A new report released by the World Gold Council (WGC), authored by Ray Jia, Head of Research for Asia Pacific (ex-India) and Deputy Head of Trade Engagement (China), showed that China's gold market delivered mixed performance during the first half of 2026, as weaker prices and soft physical demand in June contrasted with continued institutional investment and steady central bank purchases that provided longer-term support.
According to the report, June marked a turning point for the gold market, with the sharp decline during the month erasing gains accumulated earlier in the year. As a result, gold ended the first half of 2026 down approximately 8% in US dollar terms and 10% in Chinese yuan, marking its first semi-annual decline since 2021.
The report attributed the weakness primarily to the Federal Reserve's hawkish monetary policy stance, which strengthened the US dollar and pushed real bond yields higher. These developments prompted investors to reduce their exposure to gold while options market positioning turned increasingly bearish, adding further pressure on prices.
Despite the decline, the World Gold Council noted that Chinese gold exchange-traded funds (ETFs) continued to post strong performance during the first half of the year. Net inflows reached RMB40 billion (US$5.6 billion), making it the second-strongest first half on record, while total holdings increased by 29 tonnes compared with the beginning of the year.
June alone, however, recorded the largest monthly outflow ever from Chinese gold ETFs, with investors withdrawing approximately RMB15 billion (US$2.2 billion). Combined with falling gold prices and growing investor interest in China's equity market, total assets under management declined to RMB243 billion (US$36 billion), while ETF holdings fell to 277 tonnes.
In the derivatives market, average daily trading volumes of gold futures on the Shanghai Futures Exchange (SHFE) rose to 305 tonnes per day in June. Although below the 2025 average, trading activity remained comfortably above the five-year average, indicating continued demand for hedging against market volatility.
Physical demand showed modest improvement during June as gold withdrawals from the Shanghai Gold Exchange (SGE) increased 36% month-on-month to 87 tonnes, supported by supply-chain restocking and stronger buying of gold bars and coins as retail investors took advantage of lower prices.

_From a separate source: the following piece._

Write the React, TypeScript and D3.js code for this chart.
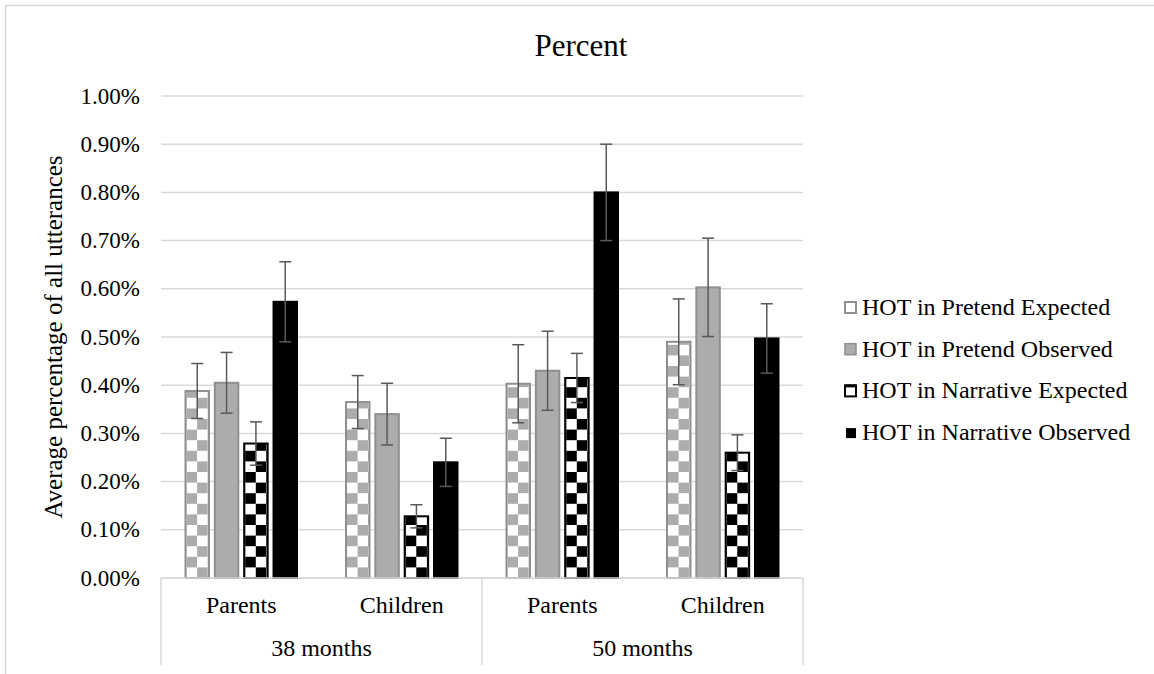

Nevertheless, the report stressed that the recovery was insufficient to change the broader picture. Total SGE withdrawals reached 598 tonnes during the first half of the year, down 12% year-on-year and 27% below the ten-year average, reflecting continued weakness in the jewellery sector.
Meanwhile, the People's Bank of China (PBoC) continued to expand its official gold reserves, purchasing 15 tonnes in June—the largest monthly addition since October 2023. China's official gold holdings consequently rose to 2,346 tonnes, representing approximately 8% of the country's total foreign exchange reserves.
The World Gold Council noted that the June purchase brought the PBoC's total gold acquisitions during the first half of 2026 to 40 tonnes, while cumulative purchases over the past 20 consecutive months reached 82 tonnes, extending the longest uninterrupted buying streak in the central bank's history.
The report also showed that China imported 151 tonnes of gold in May, slightly lower than in April due to softer domestic demand. However, imports remained well above year-earlier levels, supported by positive local gold price premiums that continued to encourage imports.
Looking ahead, the World Gold Council expects gold jewellery demand to remain subdued during the seasonal off-peak period. However, stabilising gold prices could provide gradual support to consumer demand, while investment demand will continue to depend on the direction of gold prices and the performance of China's equity markets. Continued purchases by the People's Bank of China are expected to remain one of the key long-term pillars supporting the country's gold market.